The first week, it went shitty. I can’t even remember exactly what happened. But it felt overwhelming and someone told me I needed a different kind of visa and my pictures turned out weird from the print shop and all kinds of other small things that can overwhelm a person following a crazy dream happened. And then we ran into a woman on the beach in Sayulita. All she said was, “Sayulita has a way of providing.” That was it. But it gave me hope. Prior to that, I’d told Mark that it seemed like the universe was telling me to quit. It was too hard; it should be easier. Without missing a beat, he said, “The universe isn’t telling you to give up.
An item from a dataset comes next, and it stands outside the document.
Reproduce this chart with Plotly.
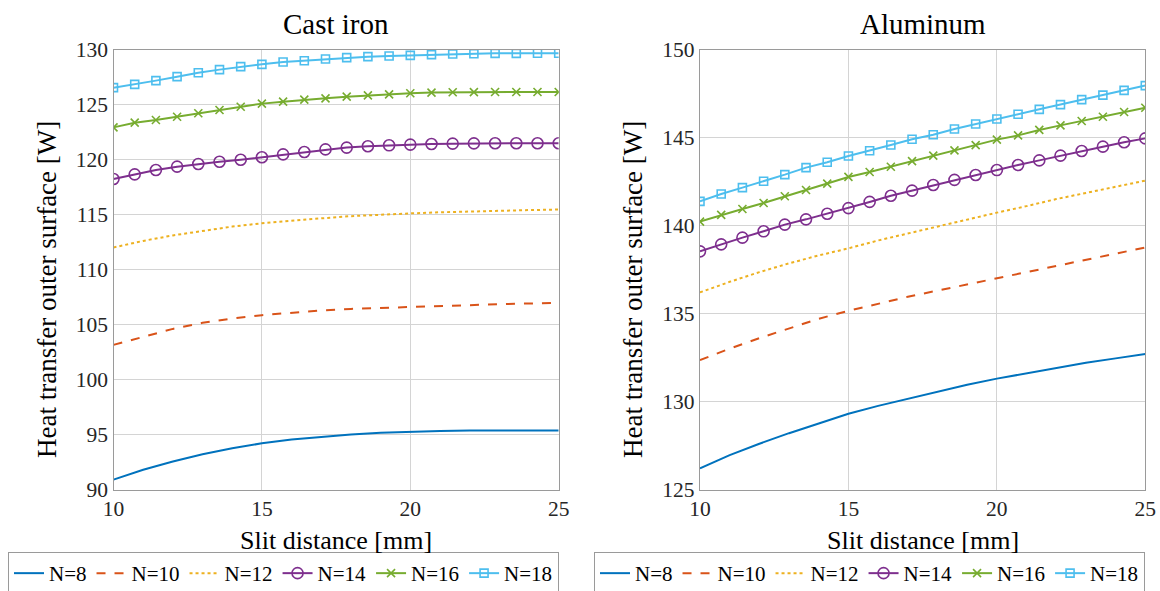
import plotly.graph_objects as go

# ---------------- data ----------------
x_line = [10, 11, 12, 13, 14, 15, 16, 17, 18, 19, 20, 21, 22, 23, 24, 25]
x_mark = [10 + i * 15 / 21 for i in range(22)]

# Cast iron
ci_n8 = [90.9, 91.8, 92.55, 93.2, 93.75, 94.2, 94.55, 94.8, 95.0, 95.15, 95.25, 95.32, 95.37, 95.39, 95.39, 95.37]
ci_n10 = [103.15, 103.85, 104.6, 105.15, 105.55, 105.85, 106.07, 106.28, 106.42, 106.52, 106.6, 106.68, 106.76, 106.84, 106.92, 106.98]
ci_n12 = [112.0, 112.6, 113.1, 113.5, 113.9, 114.2, 114.45, 114.65, 114.85, 115.0, 115.1, 115.2, 115.28, 115.34, 115.4, 115.45]
ci_n14 = [118.23, 118.65, 119.05, 119.35, 119.59, 119.8, 119.98, 120.2, 120.47, 120.68, 120.92, 121.08, 121.2, 121.29,
          121.35, 121.41, 121.44, 121.47, 121.48, 121.48, 121.48, 121.48]
ci_n16 = [122.92, 123.35, 123.59, 123.89, 124.2, 124.5, 124.8, 125.08, 125.26, 125.44, 125.56, 125.71, 125.83, 125.92,
          126.02, 126.08, 126.11, 126.12, 126.14, 126.14, 126.14, 126.14]
ci_n18 = [126.53, 126.83, 127.17, 127.53, 127.89, 128.17, 128.44, 128.65, 128.86, 128.98, 129.14, 129.26, 129.35, 129.41,
          129.47, 129.53, 129.59, 129.62, 129.65, 129.65, 129.66, 129.66]

# Aluminum
al_n8 = [126.2, 126.95, 127.6, 128.2, 128.75, 129.3, 129.75, 130.15, 130.55, 130.95, 131.3, 131.6, 131.9, 132.2, 132.45, 132.7]
al_n10 = [132.35, 133.0, 133.6, 134.15, 134.7, 135.15, 135.55, 135.95, 136.3, 136.65, 137.0, 137.35, 137.7, 138.05, 138.4, 138.75]
al_n12 = [136.2, 136.8, 137.35, 137.85, 138.3, 138.7, 139.15, 139.55, 139.95, 140.35, 140.73, 141.1, 141.5, 141.85, 142.2, 142.55]
al_n14 = [138.53, 138.93, 139.31, 139.67, 140.05, 140.35, 140.67, 140.99, 141.34, 141.69, 141.98, 142.3, 142.59, 142.87,
          143.15, 143.44, 143.7, 143.97, 144.23, 144.48, 144.73, 144.95]
al_n16 = [140.22, 140.6, 140.94, 141.28, 141.66, 142.02, 142.38, 142.76, 143.04, 143.34, 143.66, 143.97, 144.27, 144.57,
          144.88, 145.12, 145.43, 145.69, 145.94, 146.18, 146.45, 146.69]
al_n18 = [141.37, 141.79, 142.15, 142.51, 142.89, 143.29, 143.59, 143.95, 144.25, 144.57, 144.9, 145.16, 145.48, 145.77,
          146.05, 146.32, 146.6, 146.87, 147.15, 147.41, 147.68, 147.95]

names = ["N=8", "N=10", "N=12", "N=14", "N=16", "N=18"]
titles = ["Cast iron", "Aluminum"]
x_label = "Slit distance [mm]"
y_label = "Heat transfer outer surface [W]"
x_ticks = [10, 15, 20, 25]
ci_ticks = [90, 95, 100, 105, 110, 115, 120, 125, 130]
al_ticks = [125, 130, 135, 140, 145, 150]

# ---------------- style ----------------
FONT = "Liberation Serif, Times New Roman, serif"
colors = ["#0072BD", "#D95319", "#EDB120", "#7E2F8E", "#77AC30", "#4DBEEE"]
dashes = ["solid", "dash", "dot", "solid", "solid", "solid"]
symbols = [None, None, None, "circle-open", "x-thin-open", "square-open"]
msizes = [0, 0, 0, 11, 8, 8]

fig = go.Figure()

panels = [
    ([ci_n8, ci_n10, ci_n12], [ci_n14, ci_n16, ci_n18], "x", "y", "legend"),
    ([al_n8, al_n10, al_n12], [al_n14, al_n16, al_n18], "x2", "y2", "legend2"),
]
for lines, marks, xa, ya, lg in panels:
    series = [(x_line, v) for v in lines] + [(x_mark, v) for v in marks]
    for i, (xs, ys) in enumerate(series):
        kw = dict(x=xs, y=ys, name=names[i], xaxis=xa, yaxis=ya, legend=lg,
                  line=dict(color=colors[i], width=2, dash=dashes[i]))
        if symbols[i]:
            kw["mode"] = "lines+markers"
            kw["marker"] = dict(symbol=symbols[i], size=msizes[i], color=colors[i],
                                line=dict(color=colors[i], width=1.6))
        else:
            kw["mode"] = "lines"
        fig.add_trace(go.Scatter(**kw))

axis_common = dict(showline=True, linecolor="#9a9a9a", linewidth=1.2, mirror=True, automargin=False,
                   showgrid=True, gridcolor="#d4d4d4", gridwidth=1, zeroline=False,
                   ticks="", tickfont=dict(family=FONT, size=21.5, color="#262626"))

L1, R1, L2, R2 = 113.5, 558.7, 700.0, 1145.3
TOP, BOT = 49.5, 489.5
ydom = [1 - BOT / 591, 1 - TOP / 591]
leg = dict(orientation="h", xanchor="left", y=1 - 552 / 591, yanchor="top",
           bordercolor="#9a9a9a", borderwidth=1, bgcolor="white",
           font=dict(family=FONT, size=21, color="black"), itemwidth=30, tracegroupgap=0)


def ann(text, xpx, ypx, size, angle=0):
    return dict(text=text, x=xpx / 1160, y=1 - ypx / 591, xref="paper", yref="paper", showarrow=False,
                textangle=angle, font=dict(family=FONT, size=size, color="black"),
                xanchor="center", yanchor="middle")


fig.update_layout(
    width=1160, height=591, autosize=False,
    paper_bgcolor="white", plot_bgcolor="white",
    margin=dict(l=0, r=0, t=0, b=0, pad=0, autoexpand=False),
    font=dict(family=FONT, size=22, color="black"),
    showlegend=True,
    xaxis=dict(domain=[L1 / 1160, R1 / 1160], range=[10, 25], tickvals=x_ticks, anchor="y", **axis_common),
    yaxis=dict(domain=ydom, range=[90, 130], tickvals=ci_ticks, anchor="x", **axis_common),
    xaxis2=dict(domain=[L2 / 1160, R2 / 1160], range=[10, 25], tickvals=x_ticks, anchor="y2", **axis_common),
    yaxis2=dict(domain=ydom, range=[125, 150], tickvals=al_ticks, anchor="x2", **axis_common),
    legend=dict(x=8 / 1160, **leg),
    legend2=dict(x=594 / 1160, **leg),
    annotations=[
        ann(titles[0], (L1 + R1) / 2, 24, 29),
        ann(titles[1], (L2 + R2) / 2, 24, 29),
        ann(x_label, (L1 + R1) / 2, 540, 26),
        ann(x_label, (L2 + R2) / 2, 540, 26),
        ann(y_label, 47, 290, 27, -90),
        ann(y_label, 633, 290, 27, -90),
    ],
)

fig.write_html("out.html", config={"displayModeBar": False},
               post_script="document.body.style.margin='0px';")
It wants to know how badly you WANT this.” Yeah, my husband rocks. He’s always had this Following Your Bliss thing down–don’t worry be happy, listen to your heart, follow it. Always. That’s one of the reasons I fell in love with him. Not a fearful bone in his body. And when you’re around someone like that for long enough, it rubs off on you. Thank goodness.

Mark Rosie Coffee

My inspiring husband with our new Mexican mutt, Rosie.

Okay, so long story short (ha), after that first week, things went really, REALLY well. It blew our minds. It was the most amazing experience in so many ways. A truly cultural experience where I was this gringa from Montana selling my art among these beautiful, talented, Mexican artesanos. They saw me out there, right along side them, at market after market. And I didn’t realize it at the time, but I was gaining their respect. We were all in the same boat…trying to feed our families and putting ourselves out there day after day with a smile and faith. It. Was. Amazing. And then something else happened that I wasn’t expecting. I met some other gringas and senoras who were doing what I was doing, only better. They helped me so much and inspired me to no end. Every step of the way, I was helped by someone who just wanted to help. Every step. Log hearts We were crazy busy down there, but we did it. We totally did it. It was probably the most empowering thing I’ve ever done. And we can’t wait to go back.